False Factual Claims

  • The report states that “After the Arab-Israeli war of 1948/49 an armistice line was established, determining Israel’s borders with the Gaza Strip and the West Bank.” This claim is made even though the armistice agreement specifically states that the armistice lines do not constitute a legal boundary, and even though the international community did not recognize Jordanian sovereignty over East Jerusalem or the West Bank.1
  • The report falsely alleges that Israel “den[ies] the Palestinians access …to sufficient water for their own needs and development,” as documented by leading water experts.
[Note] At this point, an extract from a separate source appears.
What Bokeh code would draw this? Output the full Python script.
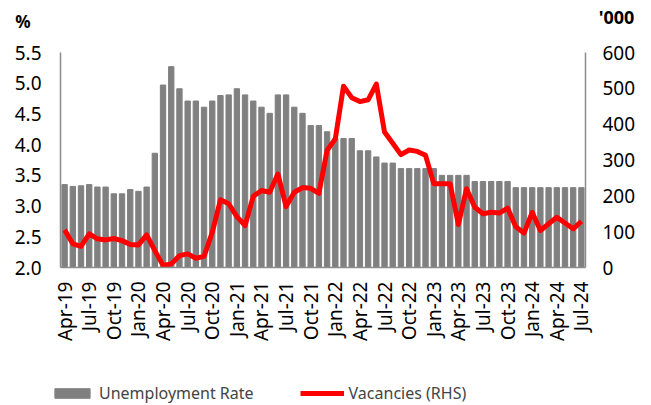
import math
from bokeh.plotting import figure
from bokeh.models import (Range1d, LinearAxis, FixedTicker, PrintfTickFormatter,
                          Legend, LegendItem, Label, ColumnDataSource)
from bokeh.embed import file_html
from bokeh.resources import INLINE

# ---- data (monthly, Apr-19 .. Jul-24) ----
month_names = ["Jan", "Feb", "Mar", "Apr", "May", "Jun", "Jul", "Aug", "Sep", "Oct", "Nov", "Dec"]
months = []
for k in range(64):
    m = (3 + k) % 12
    yy = 19 + (3 + k) // 12
    months.append(f"{month_names[m]}-{yy}")

unemployment = [3.35, 3.32, 3.33, 3.35, 3.31, 3.31, 3.20, 3.20, 3.27, 3.24, 3.31, 3.86,
                4.97, 5.27, 4.91, 4.71, 4.71, 4.61, 4.71, 4.80, 4.81, 4.91, 4.81, 4.71,
                4.61, 4.51, 4.81, 4.81, 4.61, 4.51, 4.31, 4.31, 4.21, 4.10, 4.10, 4.10,
                3.90, 3.90, 3.80, 3.70, 3.70, 3.61, 3.61, 3.61, 3.61, 3.61, 3.50, 3.50,
                3.50, 3.50, 3.40, 3.40, 3.40, 3.40, 3.40, 3.30, 3.30, 3.30, 3.30, 3.30,
                3.30, 3.30, 3.30, 3.30]

vacancies = [105, 66, 59, 94, 80, 77, 81, 75, 64, 63, 91, 47,
             6, 10, 33, 38, 26, 31, 98, 189, 178, 142, 117, 199,
             215, 210, 261, 170, 210, 223, 221, 207, 327, 359, 506, 474,
             463, 468, 512, 378, 347, 315, 328, 324, 313, 234, 234, 234,
             120, 220, 168, 150, 154, 152, 166, 114, 96, 154, 103, 122,
             140, 124, 108, 129]

tick_labels = ["Apr-19", "Jul-19", "Oct-19", "Jan-20", "Apr-20", "Jul-20", "Oct-20",
               "Jan-21", "Apr-21", "Jul-21", "Oct-21", "Jan-22", "Apr-22", "Jul-22",
               "Oct-22", "Jan-23", "Apr-23", "Jul-23", "Oct-23", "Jan-24", "Apr-24", "Jul-24"]

left_ticks = [2.0, 2.5, 3.0, 3.5, 4.0, 4.5, 5.0, 5.5]
right_ticks = [0, 100, 200, 300, 400, 500, 600]

x = list(range(len(months)))
src = ColumnDataSource(dict(x=x, month=months, unemp=unemployment, vac=vacancies))

FONT = "Noto Sans"
AXIS_GRAY = "#8c8c8c"

# ---- layout geometry (pixels in the 651x405 canvas) ----
W, H = 651, 405
PL, PR, PT, PB = 60, 585, 52, 267          # plot area edges
n = len(months)
LY0, LY1 = left_ticks[0], left_ticks[-1]
RY0, RY1 = right_ticks[0], right_ticks[-1]

xs = (PR - PL) / n
x0 = -0.5 - PL / xs
x1 = (n - 0.5) + (W - PR) / xs
ys = (PB - PT) / (LY1 - LY0)
y0 = LY0 - (H - PB) / ys
y1 = LY1 + PT / ys
rs = (PB - PT) / (RY1 - RY0)
r0 = RY0 - (H - PB) / rs
r1 = RY1 + PT / rs

p = figure(width=W, height=H, output_backend="svg", toolbar_location=None,
           x_range=Range1d(x0, x1), y_range=Range1d(y0, y1), min_border=0)
p.extra_y_ranges = {"vac": Range1d(r0, r1)}
p.xgrid.visible = False
p.ygrid.visible = False
p.outline_line_color = None
p.background_fill_color = "white"
p.border_fill_color = "white"

bars = p.vbar(x="x", top="unemp", bottom=LY0, width=0.65, color="#808080", source=src)
line = p.line(x="x", y="vac", y_range_name="vac", line_color="#FF0000", line_width=5,
              line_join="round", source=src)

right = LinearAxis(y_range_name="vac")
p.add_layout(right, "right")


def style(ax, standoff):
    ax.axis_line_color = AXIS_GRAY
    ax.axis_line_width = 1.5
    ax.major_tick_in = 0
    ax.major_tick_out = 0
    ax.minor_tick_in = 0
    ax.minor_tick_out = 0
    ax.major_label_text_font = FONT
    ax.major_label_text_font_size = "19px"
    ax.major_label_text_color = "black"
    ax.major_label_standoff = standoff


xa = p.xaxis[0]
style(xa, 14)
xa.ticker = FixedTicker(ticks=list(range(0, n, 3)))
xa.major_label_overrides = {i: lbl for i, lbl in zip(range(0, n, 3), tick_labels)}
xa.major_label_orientation = math.pi / 2
xa.fixed_location = LY0
xa.bounds = (-0.5, n - 0.5)

ya = p.yaxis[0]
style(ya, 19)
ya.ticker = FixedTicker(ticks=left_ticks)
ya.formatter = PrintfTickFormatter(format="%.1f")
ya.fixed_location = -0.5
ya.bounds = (LY0, LY1)

style(right, 17)
right.ticker = FixedTicker(ticks=right_ticks)
right.fixed_location = n - 0.5
right.bounds = (RY0, RY1)

p.add_layout(Label(x=22.5, y=H - 21, x_units="screen", y_units="screen", text="%",
                   text_align="center", text_baseline="middle", text_font=FONT,
                   text_font_size="17px", text_font_style="bold", text_color="black"))
p.add_layout(Label(x=616, y=H - 16, x_units="screen", y_units="screen", text="'000",
                   text_align="center", text_baseline="middle", text_font=FONT,
                   text_font_size="18px", text_font_style="bold", text_color="black"))

legend = Legend(items=[LegendItem(label="Unemployment Rate", renderers=[bars]),
                       LegendItem(label="Vacancies (RHS)", renderers=[line])],
                orientation="horizontal", location=(50, H - 404),
                glyph_width=44, glyph_height=12, label_standoff=5, spacing=46,
                padding=0, margin=0, border_line_alpha=0, background_fill_alpha=0,
                label_text_font=FONT, label_text_font_size="16px", label_height=16)
p.add_layout(legend, "center")

open("out.html", "w").write(file_html(p, INLINE))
Distorted Legal Narrative:

  • Far from “clarifying the international applicable legal framework,” as it purports to do, the report makes legal claims that are either false or a blatant distortion of international law.
  • Many of the legal claims and applicable law cited by VBDO are matters of significant controversy, yet VBDO presents them as if they are universally accepted.
  • The report’s central claim is that “companies active in the settlements in the occupied Palestinian territories might therefore contribute themselves to breaches of international humanitarian law and human rights.”
  • In reality, there is no international rule whatsoever imposing liability on corporations for allegedly aiding and abetting violations of a state. International human rights law only imposes obligations on states. In fact, the Dutch government filed an amicus brief at the U.S. Supreme Court in 2012 arguing that “there is no evidence that customary international law has developed to recognize the direct liability of a corporation” and that “sector-specific treaties do not suddenly create some general direct duty of corporations to obey the rules of international law imposed on States.” The brief further noted that corporations were deliberately excluded from the jurisdiction of the International Criminal Court and that the Geneva Conventions clearly consider liability to be ascribed to individuals and not corporations.
  • Courts in France, Canada, and the UK have explicitly rejected attempts to impose liability on corporations for activities in the West Bank.
  • Moreover, the Stichting Reclame Code, the official Dutch body responsible for ensuring accuracy and upholding ethical standards in advertising, found that a Palestinian advocacy NGO had violated such standards by claiming the sale of products emanating from over the Green Line was illegal. In fact, the proof brought by the group, a 2006 report authored by Cordaid, ICCO, and Pax (and very similar in content to the VBDO report), was an insufficient source to prove international legal claims.
  • VBDO selectively cites to provisions in humanitarian law, yet ignores those articles that contradict the claims of the report such as Articles 43 and 55 of the 1907 Hague Convention, article 56 of the fourth Geneva Convention, and article 55 of Additional Protocol 1.
  • VBDO ignores that the mutually agreed to Oslo Accords are the binding lex specialis on the territory.
  • The report cites to UN resolutions and guidelines that, as noted by the French court in the Alstom case, are not binding legal instruments.  The same court also held that companies cannot be held liable for alleged violations of voluntarily adopted ethical codes, such as the UN Guiding Principles and the Global Compact.
  • The report claims that corporations involved in building “settlement infrastructure,” presence in “settlement industrial zones,” settlement construction, extracting natural resources, or supplying security services or military equipment could be held legally liable. No court anywhere has ever found a company liable for any of this type of activity. Every lawsuit brought advancing such claims have been dismissed outright.
  • The report heavily relies upon the politicized and discredited 2004 International Court of Justice advisory opinion on Israel’s security barrier.  The opinion was orchestrated by the Arab League and the Organization of the Islamic Conference in a politicized process at the UN General Assembly. The decision, which as noted by the ICJ is only of “an advisory character” and “has no binding force,” was criticized by many legal scholars for being based on a one-sided conclusory mandate, procedural irregularities, completely ignoring the Palestinian suicide bombing campaign, and faulty interpretations of international law. In fact, the Dutch judge in the case, Koojimans, issued a blistering dissent to many aspects of the opinion.
  • The report claims that it is illegal under the law of occupation for a company to extract natural resources from an occupied territory. There is no legal prohibition whatsoever on private companies to engage in such activity. Moreover, article 55 of the Hague Convention grants an occupying power the right to benefit from the natural resources of an occupied territory under the principle of usufruct.